## SOURCE DATA
┌──

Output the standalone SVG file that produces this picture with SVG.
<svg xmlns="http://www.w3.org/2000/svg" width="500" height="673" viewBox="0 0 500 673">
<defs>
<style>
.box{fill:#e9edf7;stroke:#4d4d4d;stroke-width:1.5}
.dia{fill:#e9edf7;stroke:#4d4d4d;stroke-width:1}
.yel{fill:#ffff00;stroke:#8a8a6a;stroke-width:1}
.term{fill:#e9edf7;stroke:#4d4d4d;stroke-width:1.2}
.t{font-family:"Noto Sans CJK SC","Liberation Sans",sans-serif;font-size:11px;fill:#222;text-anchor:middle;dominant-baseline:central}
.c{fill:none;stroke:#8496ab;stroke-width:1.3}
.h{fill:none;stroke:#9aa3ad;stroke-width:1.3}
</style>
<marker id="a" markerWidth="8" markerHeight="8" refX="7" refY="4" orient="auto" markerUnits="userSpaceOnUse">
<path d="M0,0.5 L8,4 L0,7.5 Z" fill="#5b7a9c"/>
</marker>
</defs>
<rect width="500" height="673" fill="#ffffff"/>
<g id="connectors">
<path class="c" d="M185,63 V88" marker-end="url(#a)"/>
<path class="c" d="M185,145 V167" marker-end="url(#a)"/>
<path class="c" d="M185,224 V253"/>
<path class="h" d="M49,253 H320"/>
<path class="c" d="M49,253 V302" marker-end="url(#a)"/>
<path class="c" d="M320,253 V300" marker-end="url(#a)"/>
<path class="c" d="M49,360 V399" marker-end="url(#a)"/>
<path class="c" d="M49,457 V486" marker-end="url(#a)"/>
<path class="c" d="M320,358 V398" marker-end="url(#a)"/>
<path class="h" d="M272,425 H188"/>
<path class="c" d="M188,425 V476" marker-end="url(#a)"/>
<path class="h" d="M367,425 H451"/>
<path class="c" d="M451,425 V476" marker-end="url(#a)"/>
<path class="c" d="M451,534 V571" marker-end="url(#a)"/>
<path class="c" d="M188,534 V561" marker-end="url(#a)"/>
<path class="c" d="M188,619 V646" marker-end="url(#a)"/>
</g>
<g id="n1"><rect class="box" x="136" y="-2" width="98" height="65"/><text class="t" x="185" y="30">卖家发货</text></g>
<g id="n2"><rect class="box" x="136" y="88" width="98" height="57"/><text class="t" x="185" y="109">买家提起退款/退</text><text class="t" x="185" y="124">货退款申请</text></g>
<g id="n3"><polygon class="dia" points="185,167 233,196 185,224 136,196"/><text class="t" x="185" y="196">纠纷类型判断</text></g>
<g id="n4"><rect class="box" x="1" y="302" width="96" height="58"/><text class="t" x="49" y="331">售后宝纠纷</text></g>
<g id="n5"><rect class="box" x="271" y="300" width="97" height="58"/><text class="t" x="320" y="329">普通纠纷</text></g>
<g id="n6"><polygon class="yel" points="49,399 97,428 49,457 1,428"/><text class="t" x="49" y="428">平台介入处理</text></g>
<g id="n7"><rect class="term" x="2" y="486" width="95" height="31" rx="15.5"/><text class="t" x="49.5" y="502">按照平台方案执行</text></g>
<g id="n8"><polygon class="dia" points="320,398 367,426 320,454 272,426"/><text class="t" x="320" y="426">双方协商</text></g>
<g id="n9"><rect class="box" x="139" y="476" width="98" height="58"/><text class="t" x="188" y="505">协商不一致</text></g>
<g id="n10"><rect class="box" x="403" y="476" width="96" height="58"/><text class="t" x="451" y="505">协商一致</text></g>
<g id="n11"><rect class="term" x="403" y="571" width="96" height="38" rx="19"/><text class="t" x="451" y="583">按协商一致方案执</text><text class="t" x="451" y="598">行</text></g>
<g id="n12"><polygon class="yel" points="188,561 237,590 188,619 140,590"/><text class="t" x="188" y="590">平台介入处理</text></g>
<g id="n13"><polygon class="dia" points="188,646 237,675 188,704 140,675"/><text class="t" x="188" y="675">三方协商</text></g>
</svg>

└──

Reproduce each line of the material above precisely.

Output the standalone SVG file that produces this picture with SVG.
<svg xmlns="http://www.w3.org/2000/svg" width="500" height="673" viewBox="0 0 500 673">
<defs>
<style>
.box{fill:#e9edf7;stroke:#4d4d4d;stroke-width:1.5}
.dia{fill:#e9edf7;stroke:#4d4d4d;stroke-width:1}
.yel{fill:#ffff00;stroke:#8a8a6a;stroke-width:1}
.term{fill:#e9edf7;stroke:#4d4d4d;stroke-width:1.2}
.t{font-family:"Noto Sans CJK SC","Liberation Sans",sans-serif;font-size:11px;fill:#222;text-anchor:middle;dominant-baseline:central}
.c{fill:none;stroke:#8496ab;stroke-width:1.3}
.h{fill:none;stroke:#9aa3ad;stroke-width:1.3}
</style>
<marker id="a" markerWidth="8" markerHeight="8" refX="7" refY="4" orient="auto" markerUnits="userSpaceOnUse">
<path d="M0,0.5 L8,4 L0,7.5 Z" fill="#5b7a9c"/>
</marker>
</defs>
<rect width="500" height="673" fill="#ffffff"/>
<g id="connectors">
<path class="c" d="M185,63 V88" marker-end="url(#a)"/>
<path class="c" d="M185,145 V167" marker-end="url(#a)"/>
<path class="c" d="M185,224 V253"/>
<path class="h" d="M49,253 H320"/>
<path class="c" d="M49,253 V302" marker-end="url(#a)"/>
<path class="c" d="M320,253 V300" marker-end="url(#a)"/>
<path class="c" d="M49,360 V399" marker-end="url(#a)"/>
<path class="c" d="M49,457 V486" marker-end="url(#a)"/>
<path class="c" d="M320,358 V398" marker-end="url(#a)"/>
<path class="h" d="M272,425 H188"/>
<path class="c" d="M188,425 V476" marker-end="url(#a)"/>
<path class="h" d="M367,425 H451"/>
<path class="c" d="M451,425 V476" marker-end="url(#a)"/>
<path class="c" d="M451,534 V571" marker-end="url(#a)"/>
<path class="c" d="M188,534 V561" marker-end="url(#a)"/>
<path class="c" d="M188,619 V646" marker-end="url(#a)"/>
</g>
<g id="n1"><rect class="box" x="136" y="-2" width="98" height="65"/><text class="t" x="185" y="30">卖家发货</text></g>
<g id="n2"><rect class="box" x="136" y="88" width="98" height="57"/><text class="t" x="185" y="109">买家提起退款/退</text><text class="t" x="185" y="124">货退款申请</text></g>
<g id="n3"><polygon class="dia" points="185,167 233,196 185,224 136,196"/><text class="t" x="185" y="196">纠纷类型判断</text></g>
<g id="n4"><rect class="box" x="1" y="302" width="96" height="58"/><text class="t" x="49" y="331">售后宝纠纷</text></g>
<g id="n5"><rect class="box" x="271" y="300" width="97" height="58"/><text class="t" x="320" y="329">普通纠纷</text></g>
<g id="n6"><polygon class="yel" points="49,399 97,428 49,457 1,428"/><text class="t" x="49" y="428">平台介入处理</text></g>
<g id="n7"><rect class="term" x="2" y="486" width="95" height="31" rx="15.5"/><text class="t" x="49.5" y="502">按照平台方案执行</text></g>
<g id="n8"><polygon class="dia" points="320,398 367,426 320,454 272,426"/><text class="t" x="320" y="426">双方协商</text></g>
<g id="n9"><rect class="box" x="139" y="476" width="98" height="58"/><text class="t" x="188" y="505">协商不一致</text></g>
<g id="n10"><rect class="box" x="403" y="476" width="96" height="58"/><text class="t" x="451" y="505">协商一致</text></g>
<g id="n11"><rect class="term" x="403" y="571" width="96" height="38" rx="19"/><text class="t" x="451" y="583">按协商一致方案执</text><text class="t" x="451" y="598">行</text></g>
<g id="n12"><polygon class="yel" points="188,561 237,590 188,619 140,590"/><text class="t" x="188" y="590">平台介入处理</text></g>
<g id="n13"><polygon class="dia" points="188,646 237,675 188,704 140,675"/><text class="t" x="188" y="675">三方协商</text></g>
</svg>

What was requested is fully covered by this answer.